Over the last decade, psychotherapy was considered a complex form of interaction, which in many ways is different to relationships in ordinary life. Regardless of the specific therapeutic method, the therapist’s role is to facilitate patients’ change and to improve functioning. From the researcher’s perspective, treatment failures have been related to negative interpersonal processes in psychotherapy. There is significant evidence of a substantial variance in treatment outcome between different therapists. Therapists may be more important for therapeutic success than the type of intervention they deliver. Furthermore, while therapists differ in their average outcomes, most therapists have at least some successful outcome cases.
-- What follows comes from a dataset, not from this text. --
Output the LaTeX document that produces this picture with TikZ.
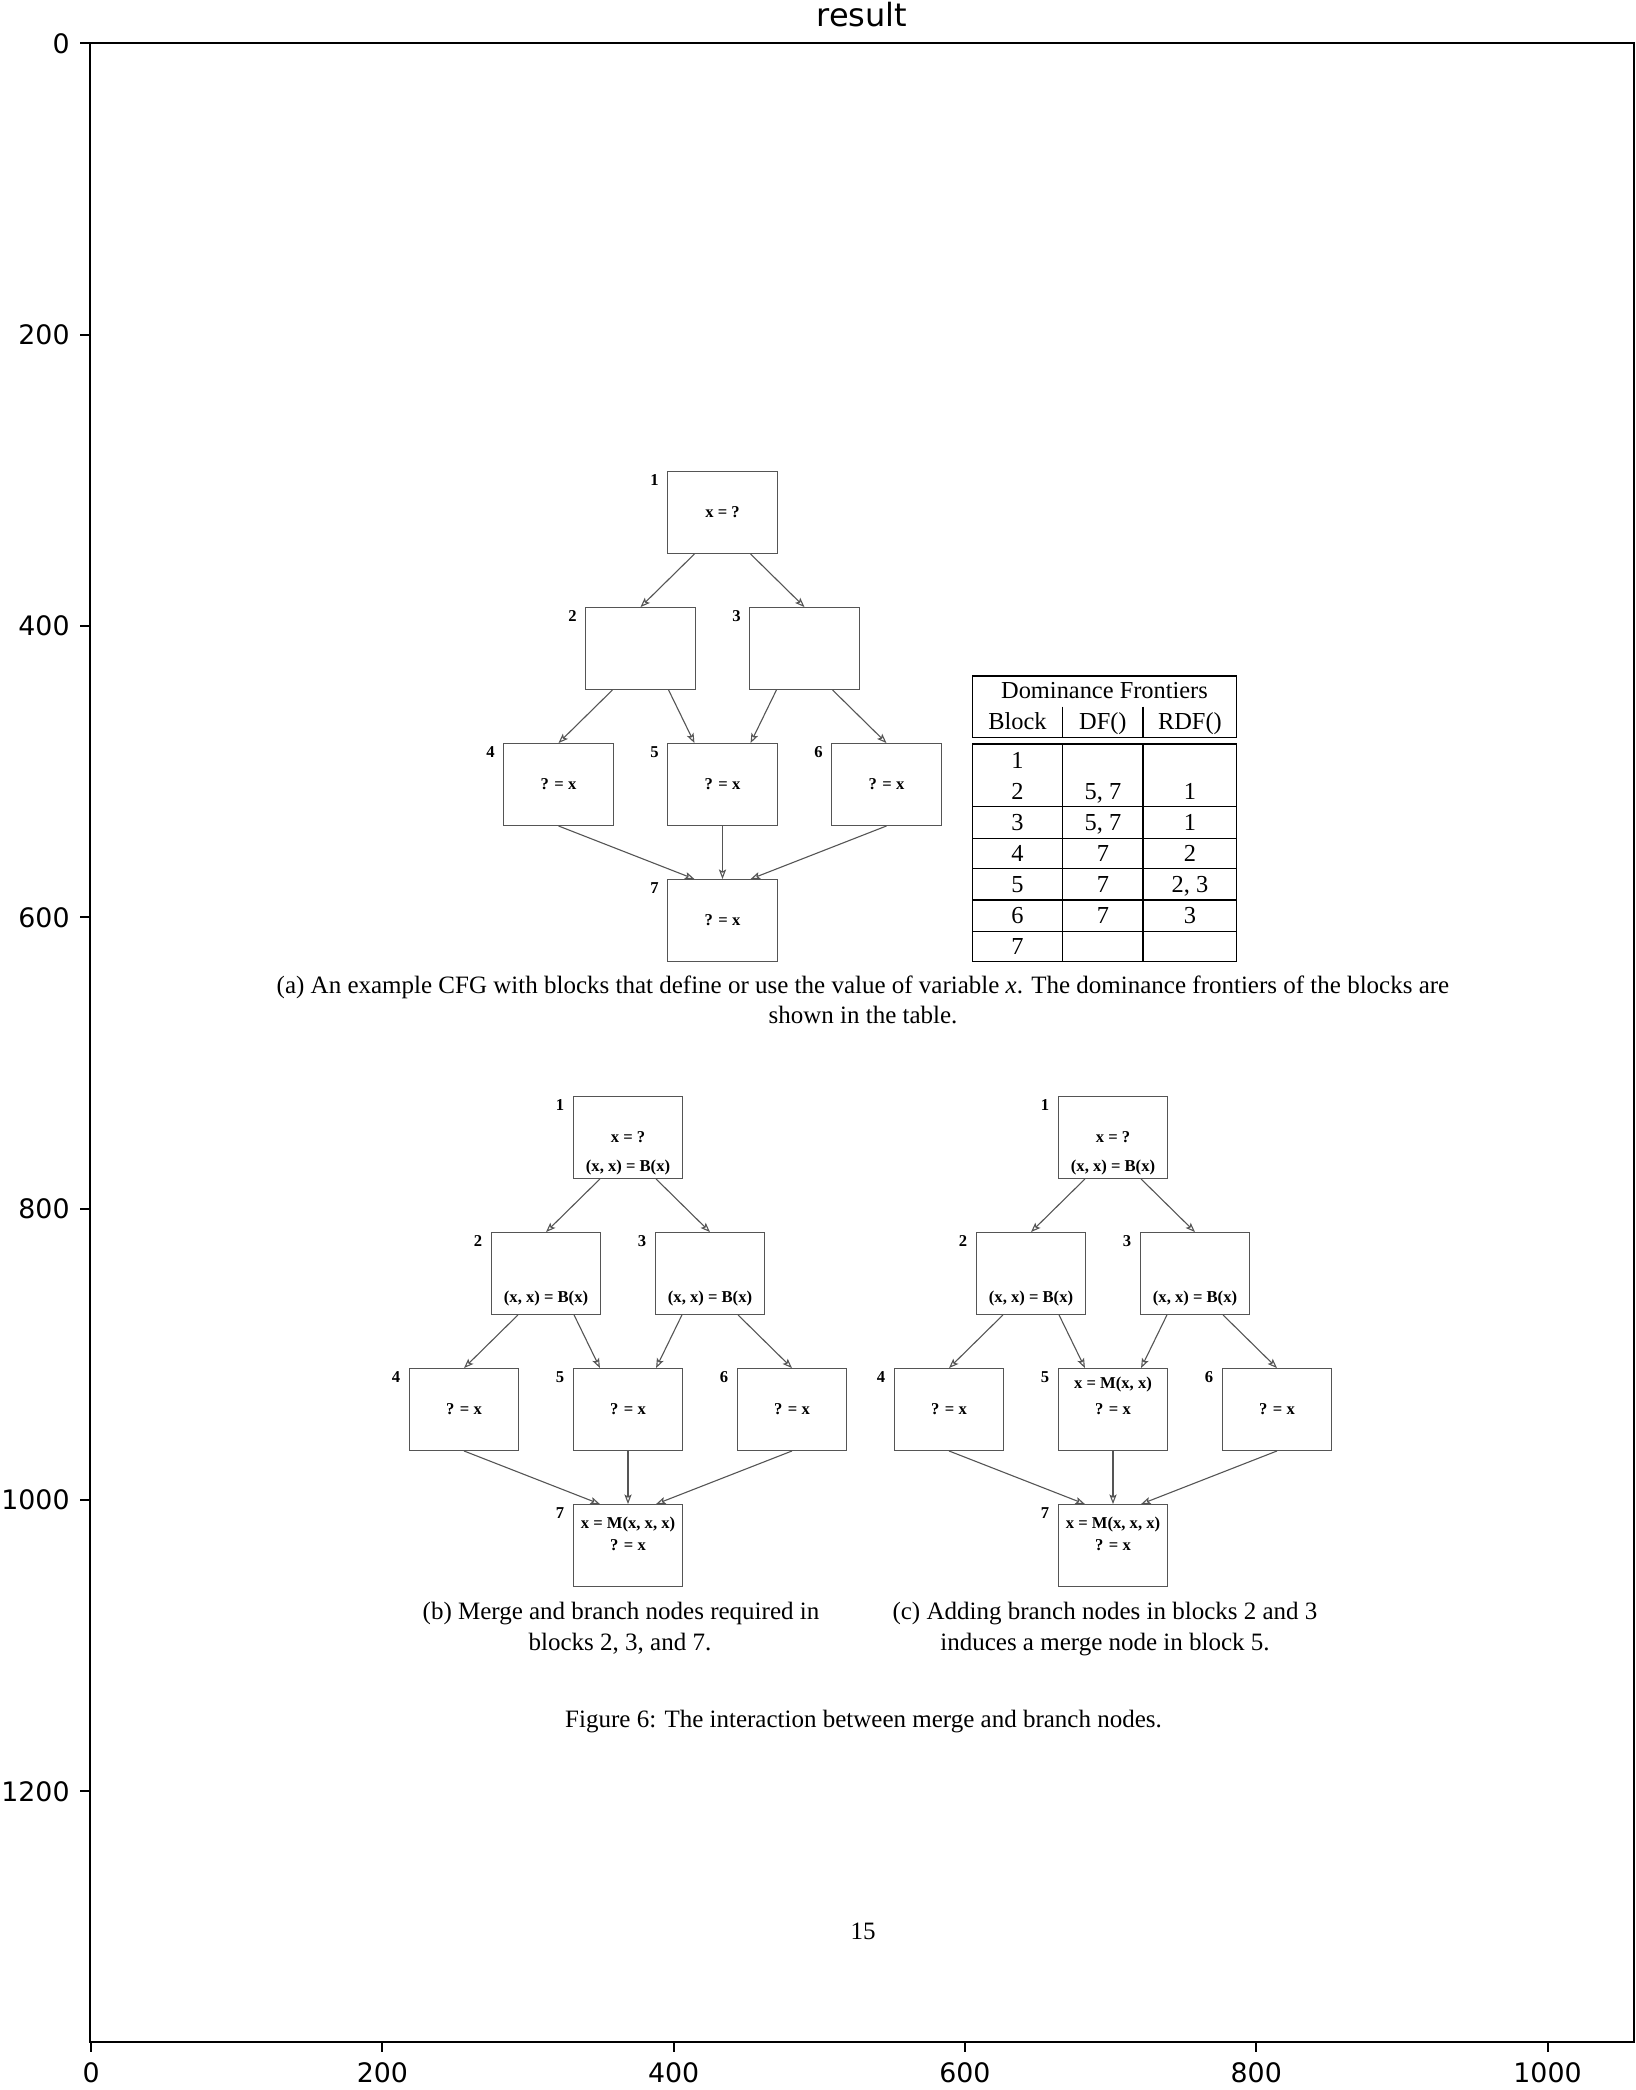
\documentclass[tikz,border=0pt]{standalone}
\usepackage{fontspec}
\setmainfont{Liberation Serif}
\newfontfamily\mplfont{DejaVu Sans}
\usetikzlibrary{arrows.meta,calc}
\definecolor{boxgray}{RGB}{85,85,85}

\newcommand\cfgpanel[3]{%
  \node[blk] (#1n1) at (#2,#3) {x = ?};
  \node[blk] (#1n2) at ({#2-82},{#3+136}) {};
  \node[blk] (#1n3) at ({#2+82},{#3+136}) {};
  \node[blk] (#1n4) at ({#2-164},{#3+272}) {? = x};
  \node[blk] (#1n5) at (#2,{#3+272}) {? = x};
  \node[blk] (#1n6) at ({#2+164},{#3+272}) {? = x};
  \node[blk] (#1n7) at (#2,{#3+408}) {? = x};
  \foreach \k in {1,...,7}{
    \node[numlab] (#1l\k) at ([shift={(-12.5,9)}]#1n\k.north west) {\k};
  }
  \draw[cfgarrow] ([xshift=13.7pt]#1n1.south west) -- (#1n2.north);
  \draw[cfgarrow] ([xshift=-13.7pt]#1n1.south east) -- (#1n3.north);
  \draw[cfgarrow] ([xshift=13.7pt]#1n2.south west) -- (#1n4.north);
  \draw[cfgarrow] ([xshift=-13.7pt]#1n2.south east) -- ([xshift=13.7pt]#1n5.north west);
  \draw[cfgarrow] ([xshift=13.7pt]#1n3.south west) -- ([xshift=-13.7pt]#1n5.north east);
  \draw[cfgarrow] ([xshift=-13.7pt]#1n3.south east) -- (#1n6.north);
  \draw[cfgarrow] (#1n4.south) -- ([xshift=13.7pt]#1n7.north west);
  \draw[cfgarrow] (#1n5.south) -- (#1n7.north);
  \draw[cfgarrow] (#1n6.south) -- ([xshift=-13.7pt]#1n7.north east);
}

\begin{document}
\begin{tikzpicture}[x=0.5pt,y=-0.5pt,
  blk/.style={draw=boxgray, line width=0.7pt, minimum width=54.75pt, minimum height=40.75pt,
    inner sep=0pt, font=\fontsize{8.3}{10}\selectfont\bfseries},
  boxtext/.style={inner sep=0pt, font=\fontsize{8.3}{10}\selectfont\bfseries},
  numlab/.style={inner sep=0pt, font=\fontsize{8.3}{10}\selectfont\bfseries},
  cfgarrow/.style={draw=boxgray, line width=0.55pt, -{Stealth[open,length=4.8pt,width=3.6pt,inset=1pt]}},
  tabline/.style={draw=black, line width=0.7pt},
  tabtext/.style={inner sep=0pt, anchor=base, font=\fontsize{12.2}{14}\selectfont},
  captext/.style={inner sep=0pt, anchor=base, font=\fontsize{12.5}{15}\selectfont},
  mplline/.style={draw=black, line width=1pt},
  mpllab/.style={inner sep=0pt, font=\mplfont\fontsize{13.4}{16}\selectfont}
]
\useasboundingbox (0,0) rectangle (1635,2090);
\fill[white] (0,0) rectangle (1635,2090);

% ---------- matplotlib frame ----------
\node[anchor=base, inner sep=0pt, font=\mplfont\fontsize{16}{19}\selectfont] (title) at (862,26.7) {result};
\draw[mplline] (89.7,42.7) rectangle (1634,2042.3);
\foreach \v in {0,200,...,1000}{
  \draw[mplline] ({90.3+1.4565*(\v+0.5)},2042.3) -- ++(0,9.7);
  \node[mpllab] (xt\v) at ({90.3+1.4565*(\v+0.5)},2073) {\v};
}
\foreach \v in {0,200,...,1200}{
  \draw[mplline] (89.7,{42.7+1.4565*(\v+0.5)}) -- ++(-9.7,0);
  \node[mpllab, anchor=east] (yt\v) at (70,{42.7+1.4565*(\v+0.5)}) {\v};
}

% ---------- panel (a) ----------
\cfgpanel{a}{722.5}{512.5}

% dominance frontier table
\draw[tabline] (972.3,676) rectangle (1236.7,737.3);
\draw[tabline] (1062.7,706.7) -- (1062.7,737.3);
\draw[tabline] (1143,706.7) -- (1143,737.3);
\draw[tabline] (972.3,744) rectangle (1236.7,961.7);
\draw[tabline] (1062.7,744) -- (1062.7,961.7);
\draw[tabline] (1143,744) -- (1143,961.7);
\foreach \r in {806.7,838.3,868.3,900,931.7}{
  \draw[tabline] (972.3,\r) -- (1236.7,\r);
}
\node[tabtext] (thead) at (1104.5,698) {Dominance Frontiers};
\node[tabtext] (tblock) at (1017.5,729.5) {Block};
\node[tabtext] (tdf) at (1102.9,729.5) {DF()};
\node[tabtext] (trdf) at (1189.9,729.5) {RDF()};
\node[tabtext] (tb1) at (1017.5,768) {1};
\node[tabtext] (tb2) at (1017.5,799) {2};
\node[tabtext] (td2) at (1102.9,799) {5, 7};
\node[tabtext] (tr2) at (1189.9,799) {1};
\node[tabtext] (tb3) at (1017.5,830.5) {3};
\node[tabtext] (td3) at (1102.9,830.5) {5, 7};
\node[tabtext] (tr3) at (1189.9,830.5) {1};
\node[tabtext] (tb4) at (1017.5,861) {4};
\node[tabtext] (td4) at (1102.9,861) {7};
\node[tabtext] (tr4) at (1189.9,861) {2};
\node[tabtext] (tb5) at (1017.5,892) {5};
\node[tabtext] (td5) at (1102.9,892) {7};
\node[tabtext] (tr5) at (1189.9,892) {2, 3};
\node[tabtext] (tb6) at (1017.5,923.5) {6};
\node[tabtext] (td6) at (1102.9,923.5) {7};
\node[tabtext] (tr6) at (1189.9,923.5) {3};
\node[tabtext] (tb7) at (1017.5,954) {7};

\node[captext] (capa1) at (863,993) {(a) An example CFG with blocks that define or use the value of variable \textit{x}. The dominance frontiers of the blocks are};
\node[captext] (capa2) at (863,1023) {shown in the table.};

% ---------- panel (b) ----------
\cfgpanel{b}{628}{1137.5}
\node[boxtext] (bx1) at (628,1167.3) {(x, x) = B(x)};
\node[boxtext] (bx2) at (546,1298) {(x, x) = B(x)};
\node[boxtext] (bx3) at (710,1298) {(x, x) = B(x)};
\node[boxtext] (bx7) at (628,1524.5) {x = M(x, x, x)};

% ---------- panel (c) ----------
\cfgpanel{c}{1113}{1137.5}
\node[boxtext] (cx1) at (1113,1167.3) {(x, x) = B(x)};
\node[boxtext] (cx2) at (1031,1298) {(x, x) = B(x)};
\node[boxtext] (cx3) at (1195,1298) {(x, x) = B(x)};
\node[boxtext] (cx5) at (1113,1384.5) {x = M(x, x)};
\node[boxtext] (cx7) at (1113,1524.5) {x = M(x, x, x)};

\node[captext] (capb1) at (621,1619.5) {(b) Merge and branch nodes required in};
\node[captext] (capb2) at (620,1650) {blocks 2, 3, and 7.};
\node[captext] (capc1) at (1105,1619.5) {(c) Adding branch nodes in blocks 2 and 3};
\node[captext] (capc2) at (1105,1650) {induces a merge node in block 5.};
\node[captext] (figcap) at (863.5,1727) {Figure 6: The interaction between merge and branch nodes.};
\node[captext] (pagenum) at (863,1939) {15};
\end{tikzpicture}
\end{document}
On the other hand, even the most effective therapists have experience of unsuccessful treatments where patients did not improve. Thus, most therapists have experiences of both successful and unsuccessful treatments. What makes the difference? How come psychoanalytic psychotherapy sometimes does not work and how can we prevent it? Finally, is it possible to identify the reasons of underlying unsuccessful therapeutic processes regardless of the psychotherapeutic model?
In our opinion, understanding when and how treatments are unhelpful or have negative effects is a key question. This Research Topic welcomes all psychotherapeutic models and orientations, as well as all different treatment settings. Research on unhelpful aspects of psychotherapy could be of immense help to clinical approaches as well as to theoretical developments. Such research is also a necessity if we do not wish patients to be harmed by psychotherapy. We would like to encourage the potential authors to present their research strategies, relevant results, and clinical implications from their studies. We welcome studies with different methodologies, both RCT and naturalistic, both quantitative and qualitative, conducted in different settings and focusing on different therapeutic orientations. Our ambition is to gather papers presenting different points of view and substantially contributing to the issue of what we, as researchers and clinicians, can learn from unsuccessful treatments.